Use Hamilton functions that transform standard PySpark dataframes to represent a few chained transformations. the boundary between functions will be, at the widest, when the dataframe changes dimensions, but occasionally you’ll want to break it up further.
Use with_columns to represent multiple columnar operations. While our examples did not contain more than 2-3, we’ve seen organizations manage hundreds of linear transformations in real-world feature-engineering workflows. A side effect of using Hamilton in this way is that you effectively build out a “bank of transforms” that can be standalone DAGs in themselves. This presents a standard means to share feature or metric definitions.
If in doubt, start by writing PySpark code. It is easy to break it into functions. You can use python debugging and partial execution to quickly and efficiently determine which steps should occur next.

Taking a Step Back

Looking at the bigger picture, Hamilton with PySpark enables you to build Spark applications with fine-grained lineage. You can represent column-level transformations while ignoring index-management while scaling up to levels that only Spark allows. This enables you to write concise, unit testable UDFs that break up the complexities of Spark code into highly configurable, self-documenting and modular components.
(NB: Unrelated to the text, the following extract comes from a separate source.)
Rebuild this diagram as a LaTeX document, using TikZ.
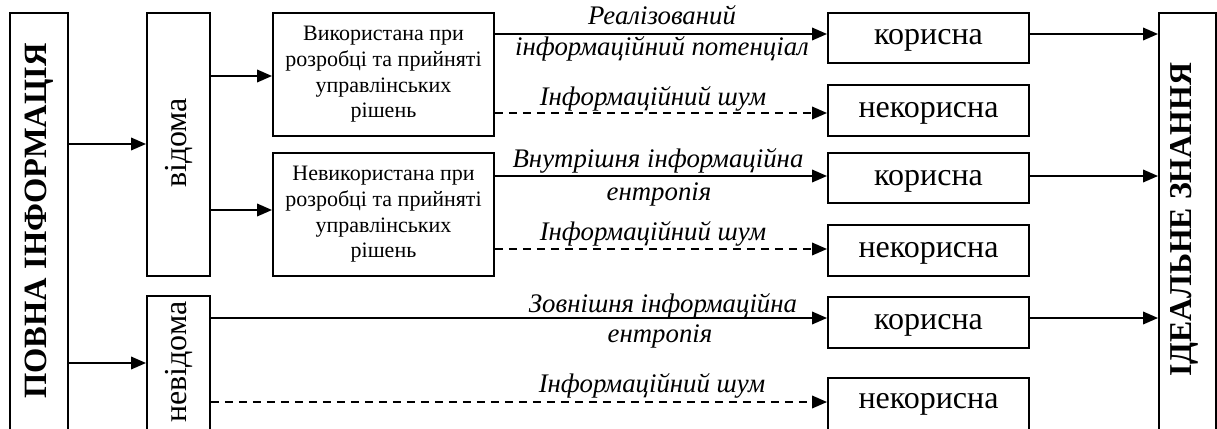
\documentclass[tikz,border=0pt]{standalone}
\usepackage{fontspec}
\setmainfont{Liberation Serif}
\usetikzlibrary{arrows.meta}
\begin{document}
\begin{tikzpicture}[x=1pt,y=-1pt,
  box/.style={draw,line width=1.9pt,inner sep=0pt,align=center},
  arr/.style={line width=2pt,-{Triangle[length=15pt,width=12.5pt]}},
  darr/.style={arr,dash pattern=on 8pt off 6pt},
  lab/.style={font=\fontsize{26.8}{28}\selectfont\itshape,anchor=base,inner sep=0pt},
  big/.style={font=\fontsize{32}{34}\selectfont},
  bigbox/.style={big,text height=21pt,text depth=7pt},
  small/.style={font=\fontsize{22}{25.7}\selectfont},
  bold/.style={font=\fontsize{32.5}{36}\selectfont\bfseries}
]
\useasboundingbox (0,0) rectangle (1217,428);
\clip (0,0) rectangle (1217,428);
% y levels
\coordinate (yA) at (0,34);
\coordinate (yB) at (0,113);
\coordinate (yC) at (0,176);
\coordinate (yD) at (0,249);
\coordinate (yE) at (0,318);
\coordinate (yF) at (0,402);
\coordinate (yP1) at (0,144);
\coordinate (yP2) at (0,363);
\coordinate (yV1) at (0,76);
\coordinate (yV2) at (0,210);
% left boxes
\node[box,minimum width=58pt,minimum height=427pt] (pi) at (39,226.5) {};
\node[bold,rotate=90,inner sep=0pt] (piT) at (39,221) {ПОВНА ІНФОРМАЦІЯ};
\node[box,minimum width=63pt,minimum height=263pt] (vid) at (178.5,144.5) {};
\node[big,rotate=90,inner sep=0pt] (vidT) at (178.5,143) {відома};
\node[box,minimum width=63pt,minimum height=144pt] (nevid) at (178.5,368) {};
\node[big,rotate=90,inner sep=0pt] (nevidT) at (178.5,362) {невідома};
% middle boxes
\node[box,small,minimum width=221pt,minimum height=123pt] (vyk) at (383.5,74.5)
  {Використана при\\розробці та прийняті\\управлінських\\рішень};
\node[box,small,minimum width=221pt,minimum height=123pt] (nevyk) at (383.5,214.5)
  {Невикористана при\\розробці та прийняті\\управлінських\\рішень};
% right boxes
\node[box,bigbox,minimum width=201pt,minimum height=50pt] (k1) at (928.5,38) {корисна};
\node[box,bigbox,minimum width=201pt,minimum height=51pt] (n1) at (928.5,110.5) {некорисна};
\node[box,bigbox,minimum width=201pt,minimum height=50pt] (k2) at (928.5,178) {корисна};
\node[box,bigbox,minimum width=201pt,minimum height=51pt] (n2) at (928.5,250.5) {некорисна};
\node[box,bigbox,minimum width=201pt,minimum height=51pt] (k3) at (928.5,322.5) {корисна};
\node[box,minimum width=201pt,minimum height=62pt] (n3) at (928.5,409) {};
\node[big,anchor=base,inner sep=0pt] (n3T) at (928.5,408) {некорисна};
% ideal
\node[box,minimum width=57pt,minimum height=427pt] (id) at (1187.5,226.5) {};
\node[bold,font=\fontsize{31.8}{36}\selectfont\bfseries,rotate=90,inner sep=0pt] (idT) at (1184,220) {ІДЕАЛЬНЕ ЗНАННЯ};
% connectors
\draw[arr] (pi.east |- yP1) -- (vid.west |- yP1);
\draw[arr] (pi.east |- yP2) -- (nevid.west |- yP2);
\draw[arr] (vid.east |- yV1) -- (vyk.west |- yV1);
\draw[arr] (vid.east |- yV2) -- (nevyk.west |- yV2);
\draw[arr] (vyk.east |- yA) -- (k1.west |- yA);
\draw[darr] (vyk.east |- yB) -- (n1.west |- yB);
\draw[arr] (nevyk.east |- yC) -- (k2.west |- yC);
\draw[darr] (nevyk.east |- yD) -- (n2.west |- yD);
\draw[arr] (nevid.east |- yE) -- (k3.west |- yE);
\draw[darr] (nevid.east |- yF) -- (n3.west |- yF);
\draw[arr] (k1.east |- yA) -- (id.west |- yA);
\draw[arr] (k2.east |- yC) -- (id.west |- yC);
\draw[arr] (k3.east |- yE) -- (id.west |- yE);
% labels
\node[lab] (l1) at (662,25) {Реалізований};
\node[lab] (l2) at (662,56) {інформаційний потенціал};
\node[lab] (l3) at (653,105) {Інформаційний шум};
\node[lab] (l4) at (658,167) {Внутрішня інформаційна};
\node[lab] (l5) at (659,200) {ентропія};
\node[lab] (l6) at (653,240) {Інформаційний шум};
\node[lab] (l7) at (663,312) {Зовнішня інформаційна};
\node[lab] (l8) at (660,342) {ентропія};
\node[lab] (l9) at (652,392) {Інформаційний шум};
\end{tikzpicture}
\end{document}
Not only can you now represent full PySpark applications with Hamilton, but you can seamlessly move between PySpark, pandas, and primitive Python, all while representing lineage through code. For example, you can build a metrics or feature definition “layer” (here it would just be Python code) that can be shared and reused across your codebase!

To really tie it together, you can write a large Spark ETL with Hamilton, break it into modules, and use those to determine job/serialization boundaries, either calling .collect()/.cache() between tasks, or serializing to/deserializing from external storage.

All this said, there are many tools to achieve scaling with Hamilton, and you might not need the full PySpark integration. To use Spark + Hamilton, You can also:

Run your map-level Hamilton pandas code in PySpark if you just want to execute a DAG of UDFs.
Run using pandas-on-spark if you wish to use the pandas-on-spark API to manage pandas dataframes in Spark.

Spark is not the only way to scale. Hamilton integrates seamlessly with Modin and Polars for other scalable computation that does not involve the PySpark API.

Moving Forward

Looking ahead, we’re really excited about the future of Hamilton with Spark. Up next are:

Better visualizations to represent the @with_columns group more naturally
Easy compilation/breaking up of Hamilton code into multiple tasks (E.G. Airflow jobs that run distinct subsets of your Hamilton DAG)
Similar integrations with other index-less dataframe APIs

If you’re looking to get started, clone the basic hello_world example, run it, and adapt it to your own case.

We want to hear from you!

If you’re excited by any of this, or have strong opinions, drop by our Slack channel / or leave some comments here! Some resources to get you help:

📣 join our community on Slack — we’re more than happy to help answer questions you might have or get you started.

⭐️ us on GitHub

📝 leave us an issue if you find something

Other Hamilton posts you might be interested in:

tryhamilton.dev – an interactive tutorial in your browser!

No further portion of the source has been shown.